A deputada Erika Kokay disse que o governo está tentando transformar direitos em um favor. A Portaria vem nesse sentido, fazendo crer que é natural o sofrimento. “Comercialização da vida, coisificação, considerados moeda de salvação do presidente. Todos sabemos que essa reconceituação do trabalho escravo já foi tentada várias vezes. Quando se aprovou a Emenda Constitucional 81 houve essa tentativa, sob alegação de insegurança jurídica”, disse ela.
Kokay mostrou o folder do Sinait, que traz várias fotografias de situações degradantes e relatou que viu trabalhador comer em cocho de animais. “Se não é escravidão, é o que? Jornadas de mais de 20 horas. Querem que as lutas do passado sejam esquecidas. Trabalho é coisa de gente, não pode ser associado a sofrimento, degradação. Temos que fazer movimento para impedir coisas piores pela frente. Tem muita casa grande e senzala dentro do Congresso e que querem que se generalizem”.

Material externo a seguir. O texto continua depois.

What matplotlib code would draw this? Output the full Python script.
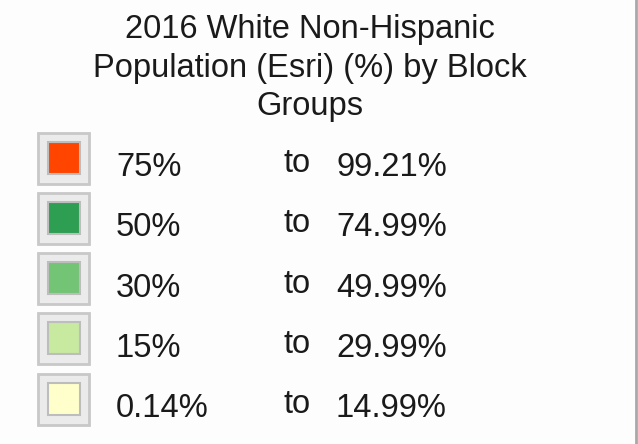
import matplotlib
matplotlib.use("Agg")
import matplotlib.pyplot as plt
from matplotlib.patches import Rectangle

title_lines = ["2016 White Non-Hispanic", "Population (Esri) (%) by Block", "Groups"]
lower_bounds = ["75%", "50%", "30%", "15%", "0.14%"]
upper_bounds = ["99.21%", "74.99%", "49.99%", "29.99%", "14.99%"]
colors = ["#FF4500", "#2E9E52", "#74C476", "#C7E9A0", "#FFFFCC"]

W, H = 638, 444
fig = plt.figure(figsize=(W / 100, H / 100), dpi=100)
ax = fig.add_axes([0, 0, 1, 1])
ax.set_xlim(0, W)
ax.set_ylim(H, 0)
ax.axis("off")
fig.patch.set_facecolor("#FDFDFD")

font = "Liberation Sans"
fs = 23.5
title_base = [38, 76.5, 115]
for line, y in zip(title_lines, title_base):
    ax.text(310, y, line, ha="center", va="baseline", fontsize=fs, family=font, color="#1A1A1A")

row_y0, row_dy = 157.5, 60.25
for i, (lo, hi, c) in enumerate(zip(lower_bounds, upper_bounds, colors)):
    yc = row_y0 + i * row_dy
    ax.add_patch(Rectangle((38, yc - 25), 51, 51, facecolor="#EBEBEB", edgecolor="#C8C8C8", lw=2))
    ax.add_patch(Rectangle((47.5, yc - 16), 32, 32, facecolor=c, edgecolor="#BDBDBD", lw=1.5))
    ax.text(116, yc + 18.5, lo, ha="left", va="baseline", fontsize=fs, family=font, color="#1A1A1A")
    ax.text(284, yc + 14.5, "to", ha="left", va="baseline", fontsize=fs, family=font, color="#1A1A1A")
    ax.text(336, yc + 18.5, hi, ha="left", va="baseline", fontsize=fs, family=font, color="#1A1A1A")

ax.plot([636, 636], [0, H], color="#A8A8A8", lw=2)

fig.savefig("out.png", dpi=100, facecolor=fig.get_facecolor())
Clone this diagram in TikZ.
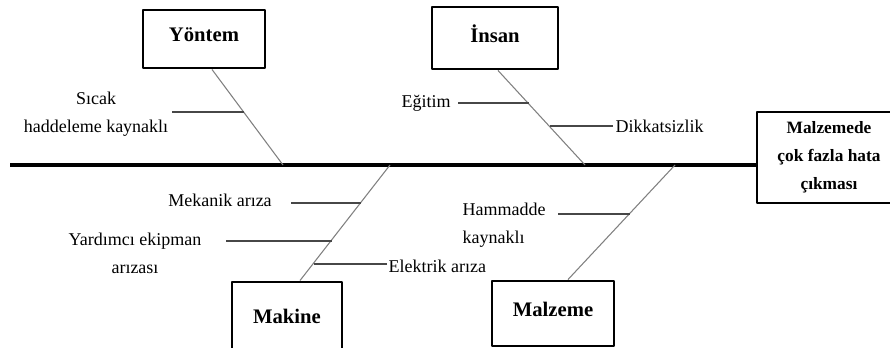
\documentclass[tikz,border=0pt]{standalone}
\usepackage{fontspec}
\setmainfont{Liberation Serif}
\begin{document}
\begin{tikzpicture}[x=.75pt,y=-.75pt,line join=round,
		font=\fontsize{13.5}{21}\selectfont,
		cat/.style={draw,line width=2.2pt,font=\fontsize{15.5}{18}\selectfont\bfseries,text depth=7pt},
		bone/.style={color=black!50,line width=.8pt},
		twig/.style={color=black!72,line width=.8pt}]
	\useasboundingbox (0,0) rectangle (890,347);
	\node[cat,minimum width=91.5pt,minimum height=43.5pt] (yontem) at (204,39) {Yöntem};
	\node[cat,minimum width=94.5pt,minimum height=46.5pt] (insan) at (495,38) {İnsan};
	\node[cat,minimum width=82.5pt,minimum height=58.5pt] (makine) at (287,321) {Makine};
	\node[cat,minimum width=91.5pt,minimum height=48.75pt] (malzeme) at (553,313.5) {Malzeme};
	\node[draw,line width=1.5pt,align=center,minimum width=108pt,minimum height=68.25pt,
		font=\fontsize{13}{21}\selectfont\bfseries] (effect) at (829,157.5) {Malzemede\\çok fazla hata\\çıkması};
	\path
	(10,165)coordinate (tail)
	(283,165)coordinate (ys)
	(585,165)coordinate (is)
	(390,165)coordinate (ms)
	(675,165)coordinate (zs)
	(172,112)coordinate (s0)
	(458,103)coordinate (e0)
	(613,126)coordinate (d0)
	(291,203)coordinate (m0)
	(226,241)coordinate (r0)
	(387,264)coordinate (k0)
	(558,214)coordinate (h0)
	;
	\node[align=center] (sicak) at (96,114) {Sıcak\\haddeleme kaynaklı};
	\node (egitim) at (426,103) {Eğitim};
	\node[anchor=west] (dikkat) at (611,126) {Dikkatsizlik};
	\node (mekanik) at (220,200) {Mekanik arıza};
	\node[align=center] (yardimci) at (135,253.5) {Yardımcı ekipman\\arızası};
	\node[anchor=west] (elektrik) at (384,266) {Elektrik arıza};
	\node[align=left,anchor=west] (hammadde) at (458,225) {Hammadde\\kaynaklı};
	\draw[line width=3pt] (tail)--(tail -| effect.west);
	\draw[bone] ([xshift=6pt]yontem.south)--(ys) coordinate[pos=.454] (s1);
	\draw[bone] ([xshift=2.25pt]insan.south)--(is) coordinate[pos=.354] (e1) coordinate[pos=.594] (d1);
	\draw[bone] ([xshift=9.75pt]makine.north)--(ms) coordinate[pos=.675] (m1) coordinate[pos=.35] (r1) coordinate[pos=.154] (k1);
	\draw[bone] ([xshift=11.25pt]malzeme.north)--(zs) coordinate[pos=.578] (h1);
	\draw[twig] (s0)--(s0 -| s1);
	\draw[twig] (e0)--(e0 -| e1);
	\draw[twig] (d0)--(d0 -| d1);
	\draw[twig] (m0)--(m0 -| m1);
	\draw[twig] (r0)--(r0 -| r1);
	\draw[twig] (k0)--(k0 -| k1);
	\draw[twig] (h0)--(h0 -| h1);
\end{tikzpicture}
\end{document}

Ao final, o deputado Paulão anunciou as sugestões colhidas durante a audiência, que serão deliberadas no âmbito da Comissão. Entre elas, acompanhar os projetos que tramitam na Casa pela revogação da Portaria e cobrar providências de autoridades competentes para que a Portaria seja revogada, fazer denúncia à Comissão Interamericana de Direitos Humanos, cobrar do MTb o cumprimento da Recomendação nº 2 do Conselho Nacional de Direitos Humanos e solicitar do MTb cópia do procedimento que originou a Portaria.